Only 42.1% reads survived the filtration. In other words, 57.9% was discarded.

This filtering of 57.9% of the library strongly affected the apparent composition of the final dataset. Compare the relative abundances for several peptides before and after the filtering:

[31]:

peptide = initial_peptide_list.iloc[0]['Peptide']
initial_abundance = initial_peptide_list.iloc[0]['Dataset %']
final_abundance = final_peptide_list.iloc[0]['Dataset %']
print(f"Peptide: {peptide}; initial: {initial_abundance:.1f}%; final: {final_abundance:.1f}%")

Peptide: YYTHWIYTVNPRRCSALSA; initial: 9.3%; final: 22.4%

[32]:

peptide = initial_peptide_list.iloc[13]['Peptide']
initial_abundance = initial_peptide_list.iloc[13]['Dataset %']
final_abundance = final_peptide_list.iloc[7]['Dataset %']
print(f"Peptide: {peptide}; initial: {initial_abundance:.1f}%; final: {final_abundance:.1f}%")

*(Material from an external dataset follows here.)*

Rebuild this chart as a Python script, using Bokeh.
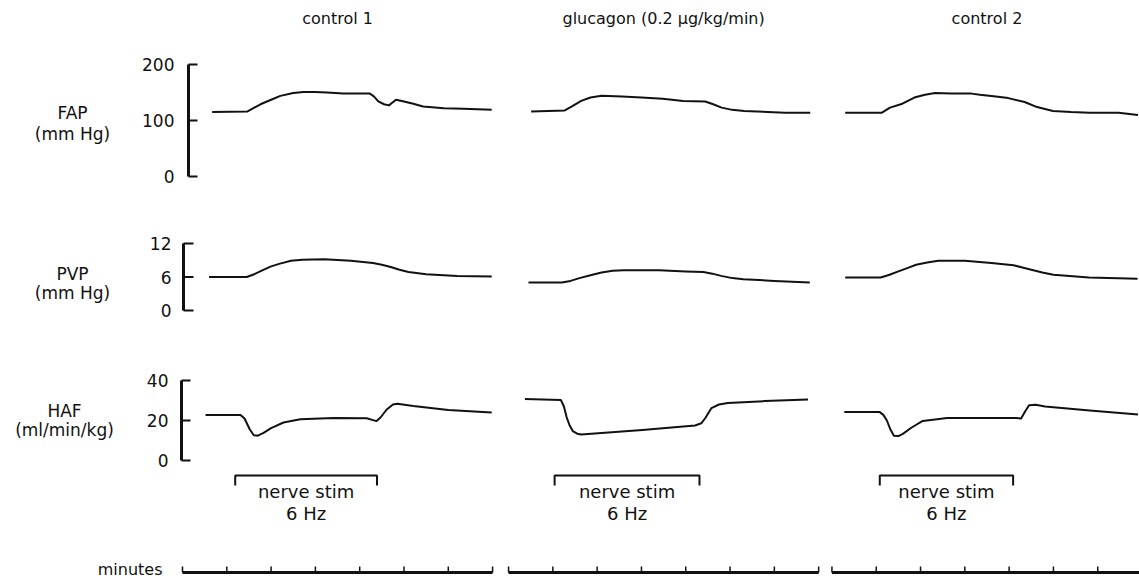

Peptide: YETHWFVTYRAELCSALSA; initial: 0.8%; final: 1.9%

Whether these abundance differences are meaninfgul is besides the point of this example. With this demonstration, we hope to illustrate how clibas’s ability to collect statistics at arbitrary points in a pipeline enables a multifaceted analysis of NGS datasets.

This concludes example 2. The results have been written to ./outputs/Payne_CCL22 as specified in the config and can be interrogated further if desired. See the 1. Phage display: FXIa selection notebook for a walkthrough of the most important outputs.